Draconic Ascendant Inconjunct Psyche
Soul essence meets hidden rhythm
The central tension here is not between two selves waiting to be reconciled. It is between what your soul arrived already organized around and the particular arena where that organization becomes visible to others. Your Draconic Ascendant carries the constitution you brought with you—a way of being that feels like character rather than choice. Your psyche, by contrast, holds the actual texture of your inner life: what you feel, what you need, what moves you when no one is watching. The inconjunct between them is not a gap to close. It is a permanent friction. You cannot make them match because they are not supposed to.
What this aspect actually organizes is a specific kind of performance anxiety that has nothing to do with fakeness. You present yourself in a way that feels true to your soul's nature, but that presentation does not translate what is actually happening inside you. People see the Draconic Ascendant—a particular dignity, a certain distance, a kind of composure or intensity or reserve—and they assume it means something about your inner state that is not quite accurate. You might walk into a room with a Draconic Ascendant that reads as self-contained, while your Psyche is actually turbulent, seeking, uncertain.

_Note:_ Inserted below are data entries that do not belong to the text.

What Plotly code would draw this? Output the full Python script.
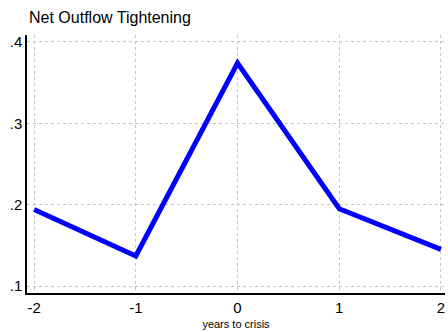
import plotly.graph_objects as go

years = [-2, -1, 0, 1, 2]
values = [0.194, 0.137, 0.374, 0.195, 0.145]
y_ticks = [0.1, 0.2, 0.3, 0.4]
y_tick_labels = [".1", ".2", ".3", ".4"]
x_ticks = [-2, -1, 0, 1, 2]

fig = go.Figure()
fig.add_trace(go.Scatter(x=years, y=values, mode="lines",
                         line=dict(color="#0000ff", width=5), showlegend=False))

fig.update_layout(
    width=448, height=332,
    margin=dict(l=27, r=3, t=35, b=39),
    paper_bgcolor="white", plot_bgcolor="white",
    font=dict(family="Liberation Sans, Arial", size=15, color="black"),
    xaxis=dict(range=[-2.07, 2.04], tickvals=x_ticks, ticktext=[str(v) for v in x_ticks],
               showgrid=True, gridcolor="#c4c4c4", griddash="dot", gridwidth=1,
               showline=True, linecolor="black", linewidth=1.5, zeroline=False,
               ticks="", ticklen=0,
               title=dict(text="years to crisis", font=dict(size=11), standoff=6)),
    yaxis=dict(range=[0.0914, 0.4086], tickvals=y_ticks, ticktext=y_tick_labels,
               showgrid=True, gridcolor="#c4c4c4", griddash="dot", gridwidth=1,
               showline=True, linecolor="black", linewidth=1.5, zeroline=False,
               ticks="", ticklen=0),
    annotations=[dict(text="Net Outflow Tightening", xref="paper", yref="paper",
                      x=0, y=1, xanchor="left", yanchor="middle", yshift=18,
                      showarrow=False, font=dict(size=16, color="black"))],
)

fig.write_html("out.html", config={"displayModeBar": False},
               post_script="document.body.style.margin='0';")
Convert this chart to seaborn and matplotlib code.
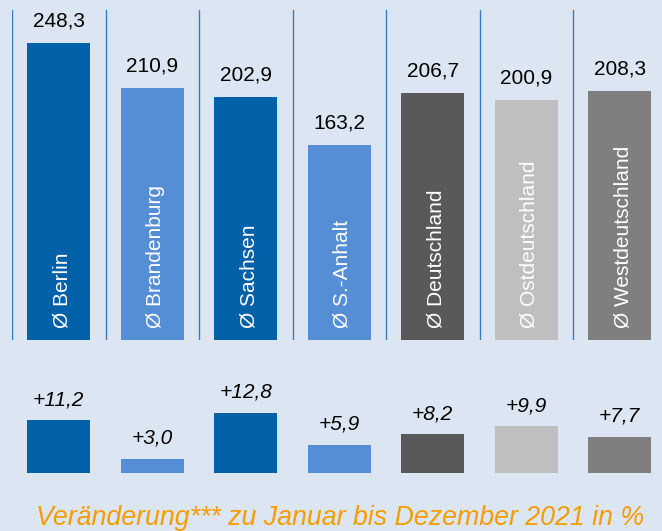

Or you carry a Draconic Ascendant that appears vulnerable or open, while your Psyche is protecting something you will not name. The two are not in conflict. They are simply not synchronized. When someone responds to what they see, they are not responding to what is actually there.
This produces a particular exhaustion. You cannot simply be yourself because your self does not broadcast accurately. You end up either over-explaining your inner life to people who already think they understand you, or you accept the misreading and let it sit. Many people with this aspect become skilled at a kind of translation work—learning to speak in the language others expect while keeping the actual texture of their experience private. This is not inauthenticity. It is a form of self-protection that works. But it also means you may rarely feel truly seen, because the version of you that is visible is not the version that is actually experiencing things. You trade direct recognition for safety. The trade persists because being misunderstood is sometimes easier than being known.
The work is not integration. Integration assumes the two can be brought into harmony, and they cannot. The work is acceptance of the permanent gap, and then a deliberate choice about when to bridge it and when to let it remain. Notice the next time someone responds to you based on what they see. Notice whether you correct them, accept the misreading, or say nothing. That choice point—which happens in almost every conversation—is where this aspect actually lives. You are not broken. You are simply organized in a way that requires you to decide, repeatedly, how much of your actual inner life you are willing to make visible.